Does Eating Dairy Make you Happy?
This link appeared in my Facebook feed some time back, and thought I should check it out. I had low expectations of the “research'“ quoted, but it turned out even these had been optimistic.
There was no way of tracking down the original research (and I really did try) even supposing it has been published. The article reports that some kind of “brain wave” monitoring was used to measure people’s responses to dairy (it isn’t clear if they ate dairy or just thought about it), and they were then asked some questions about their enjoyment of dairy products. The ‘study' found that some kind of changes in the brain associated with happiness could be detected, and that many people like dairy products.
Astonishing.
One would probably be able to measure similar responses to sugar, alcohol, and (amongst smokers) tobacco. In my case, you’d find a similar response to Madhur Jaffrey’s Black-eyed beans and Mushrooms. Whatever floats your boat. Food is pleasurable, particularly fatty, salty or sweet foods. And people do like what they like.
It is possible though, that there is more to it and that there are specific effects from dairy. Cow's milk products, particularly cheese, contain appreciable quantities of caso-morphines – opiates produced by the cow to reward the calf for suckling. These are known to have wide-ranging effects in the body, some of them deeply alarming in susceptible individuals, and have been spoken of as specifically addicting. A good deal has been made of this by vegan campaigners but despite a good few attempts to find out how strong these caso-morphines are compared to, say, codeine, I’ve yet to find the studies to back up the idea that having cheese on toast is somehow equivalent to downing un-needed painkillers.
Yet the way many people talk about cheese, in particular, makes it hard to ignore the possibility of addiction, particularly once you’ve learnt to spot those language patterns. My training on addiction helped me realise the language used around many foods differs little from the way people talk about alcohol or tobacco. This is one of the key ways in which we loose our capacity to be objective or rational about our food choices. One thing is for sure, no matter what the initial pleasure and ‘dopamine hit’ we may get from feeding an addiction, addictions themselves seldom if ever lead to deep and lasting happiness.
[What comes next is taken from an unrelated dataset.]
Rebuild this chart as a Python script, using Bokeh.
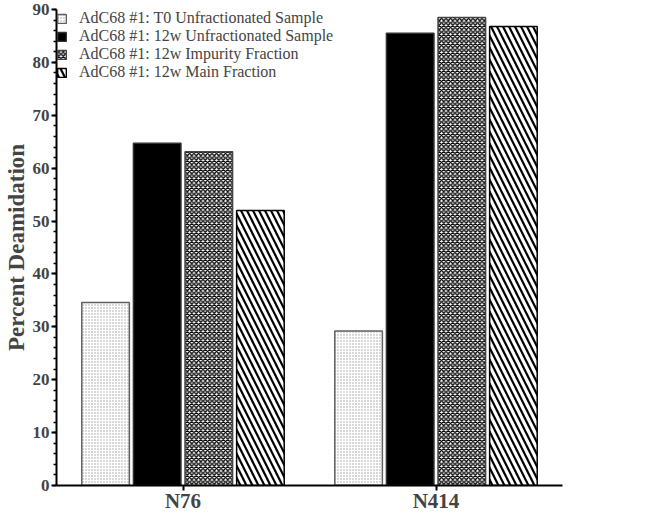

And it is happiness that is claimed to be promoted by dairy here.
Happiness – which is not the same as pleasure, joy, or exhilaration at all – arises when we can meet our emotional and other needs in balance, particularly when our lives have meaning and purpose and we live within a rich and active social network. We can see that, along with the many other benefits, people are more likely to report a sense of thriving and enjoying life from eating fresh fruits and vegetables. The FarmingUK study showed no equivalent effect from dairy – just evidence that people enjoy eating dairy products.
News of this study is likely to have cheered up dairy farmers thought - and perhaps the target audience. Many dairy farmers lead an unenviable life caught between agrochemical, feed and pharmaceutical companies and the demands of supermarkets; all hell-bent on making this rather extraordinary group of foods into cheap staples. This is a terrible mistake; most of the longest lived and healthiest people on the planet eat little or no dairy. This shows there is no actual innate human need which can only be met by producing vast quantities of cheap milk. Whether dairy products – particularly cheese – make people genuinely happy is unclear, but dairy farmers would almost certainly be happier if they could escape from the treadmill of industrialised production.